Review: Enchantment

Riikka Pulkkinen (True) challenges readers to form their own impressions with Enchantment, a striking novel about girlhood, perception, and death.

"The sun is setting and they're at the beach. The sky is soft mallow and bronze. It's the last summer of their youth." Pulkkinen, in an atmospheric translation from the Finnish by Tabatha Leggett, emphasizes this cinematic view. The next scene, almost a year later, is a forensic autopsy. Philippa Laakso, age 17, has been found dead in the courtyard of her apartment complex.

Philippa is the center of this novel; all gazes are directed toward her. Observations come in various formats: interview notes by police investigators, flashbacks, and descriptions of videos recorded by Philippa on her treasured Olympus PEN camera, a gift from her mother on her 13th birthday. Chapters take the close-third-person perspective of various characters, rarely including Philippa herself. She adopted several personae, beginning with "little experiments in selfhood; facial expressions, gestures, hair flicks, kisses blown to the lens, the camera, whose naive but fearless eye devoured stories without judgement." Sometimes she co-created her online aliases with her longtime best friend, Saga, dark hair to Philippa's fair, the other side of Philippa's coin: "Two girls. Girl and girl. Me and me."

Philippa is a perfect enigma to those left behind. These include a compassionate, poetic forensic pathologist, who "has always believed that the deceased have a right to carry the truth with them"; an elderly neighbor, a widower, whom Philippa befriended; a woman who appears in Philippa's videos, screaming in rage; the older men she met via dating apps; the boy she dated seriously and recently broke up with; Saga, her friend and double; and Philippa's mother, from whom "the girl had learned the art of being a matryoshka. Beneath one layer was always another layer--happy, funny, strange."
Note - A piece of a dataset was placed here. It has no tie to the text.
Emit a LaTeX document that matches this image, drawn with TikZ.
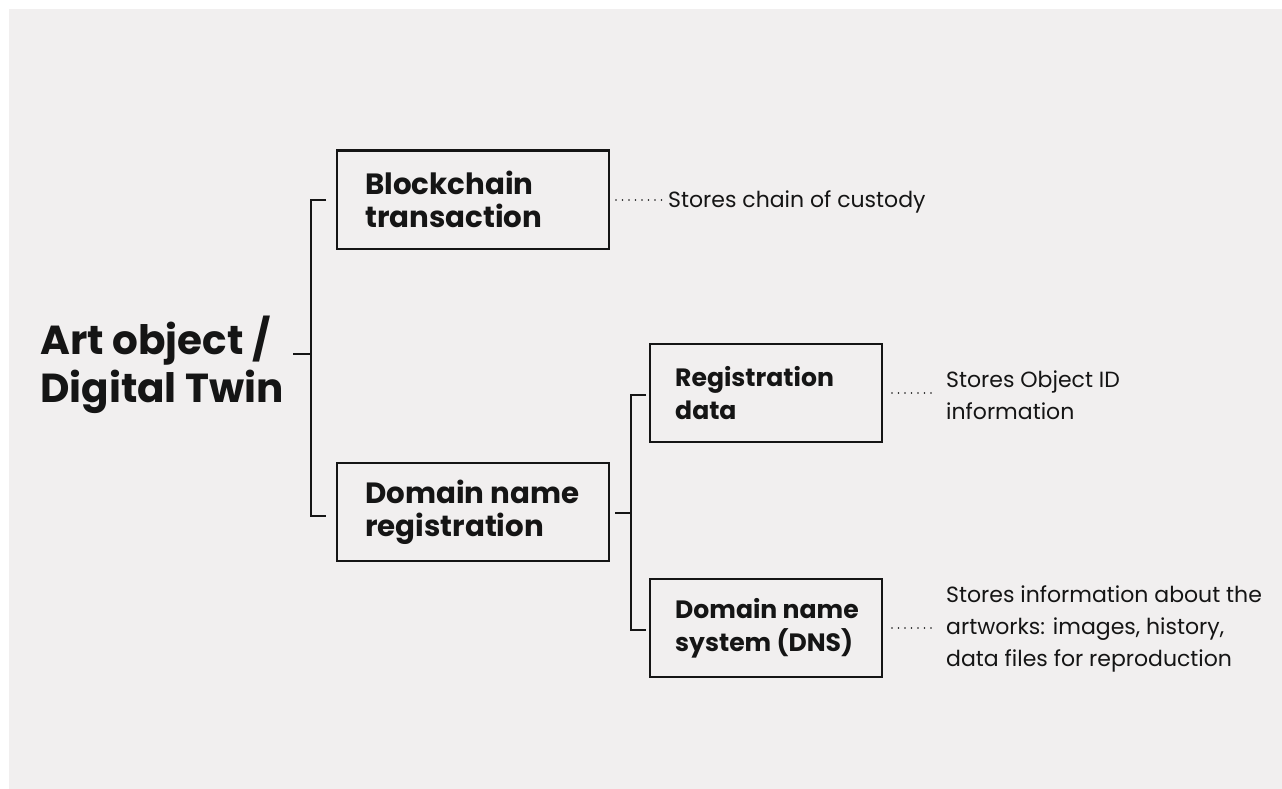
\documentclass[tikz,border=0pt]{standalone}
\usepackage{fontspec}
\setmainfont{Poppins}
\definecolor{bg}{HTML}{F1EFEF}
\definecolor{ink}{HTML}{151515}
\begin{document}
\begin{tikzpicture}[x=1pt,y=-1pt,
  boxnode/.style={draw=ink, line width=2pt, minimum height=98pt, inner sep=0pt},
  widebox/.style={boxnode, minimum width=272pt},
  narrowbox/.style={boxnode, minimum width=232pt},
  boxtext/.style={anchor=west, align=left, inner sep=0pt, text=ink},
  bigtext/.style={boxtext, font=\bfseries\fontsize{29.3}{33}\selectfont},
  smalltext/.style={boxtext, font=\bfseries\fontsize{25.1}{33}\selectfont},
  desc/.style={anchor=west, align=left, inner sep=0pt, text=ink, font=\fontsize{22}{32}\selectfont},
  bracket/.style={draw=ink, line width=2pt},
  dotline/.style={draw=ink, line width=1.8pt, line cap=round, dash pattern=on 0pt off 6.5pt}]
\useasboundingbox (0,0) rectangle (1282,789);
\fill[white] (0,0) rectangle (1282,789);
\fill[bg] (9,9) rectangle (1282,789);

% root
\node[anchor=west, align=left, inner sep=0pt, text=ink, font=\bfseries\fontsize{40.5}{48}\selectfont] (art) at (40,365) {Art object /\\Digital Twin};

% boxes
\node[widebox] (bc) at (473,199.5) {};
\node[widebox] (dnr) at (473,512) {};
\node[narrowbox] (rd) at (766,393) {};
\node[narrowbox] (dns) at (766,628) {};
\node[bigtext] (bct) at ([xshift=29pt]bc.west) {Blockchain\\transaction};
\node[bigtext] (dnrt) at ([xshift=29pt]dnr.west) {Domain name\\registration};
\node[smalltext] (rdt) at ([xshift=26pt]rd.west) {Registration\\data};
\node[smalltext] (dnst) at ([xshift=26pt]dns.west) {Domain name\\system (DNS)};

% descriptions
\node[desc] (d1) at (668,202) {Stores chain of custody};
\node[desc] (d2) at (946,395) {Stores Object ID\\information};
\node[desc] (d3) at (946,629) {Stores information about the\\artworks: images, history,\\data files for reproduction};

% bracket 1
\coordinate (a0) at (293,354);
\coordinate (a1) at (311,354);
\coordinate (t0) at (326,200);
\coordinate (b0) at (326,516);
\draw[bracket] (a0) -- (a1);
\draw[bracket] (t0) -| (a1) |- (b0);

% bracket 2
\coordinate (c0) at (615,513);
\coordinate (c1) at (631,513);
\coordinate (t1) at (646,395);
\coordinate (b1) at (646,630);
\draw[bracket] (c0) -- (c1);
\draw[bracket] (t1) -| (c1) |- (b1);

% dotted leaders
\draw[dotline] ([xshift=6pt]bc.east |- 0,200) -- (662,200);
\draw[dotline] ([xshift=9pt]rd.east |- 0,393) -- (935,393);
\draw[dotline] ([xshift=9pt]dns.east |- 0,628) -- (935,628);
\end{tikzpicture}
\end{document}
Philippa has given the world many versions. She is a fantasy, a friend, a tormentor, an innocent, a vixen, a hero, a villain. "This girl is rarely considered wise, more rarely still intelligent. She can't possibly be profound because she's laughing in her pictures, pointing her chin downwards, like a child. She can't possibly be reflective, not while she still treats these affects of hers as accessories."

One of Enchantment's central concerns is the question of perspective, of what is possible to know about a person. Pulkkinen's dreamy novel delves into the line between truth and fiction, storytelling and self-creation. Philippa invented herself, and in the aftermath of her life, police investigate the question of her death, as everyone investigates how to view her and how to remember her. She has "become a dream, gossip, stories," and readers are left to parse the enchantment that remains. --Julia Kastner, blogger at pagesofjulia

Shelf Talker: A singular girl stars in this unusual novel of identity and mysterious death.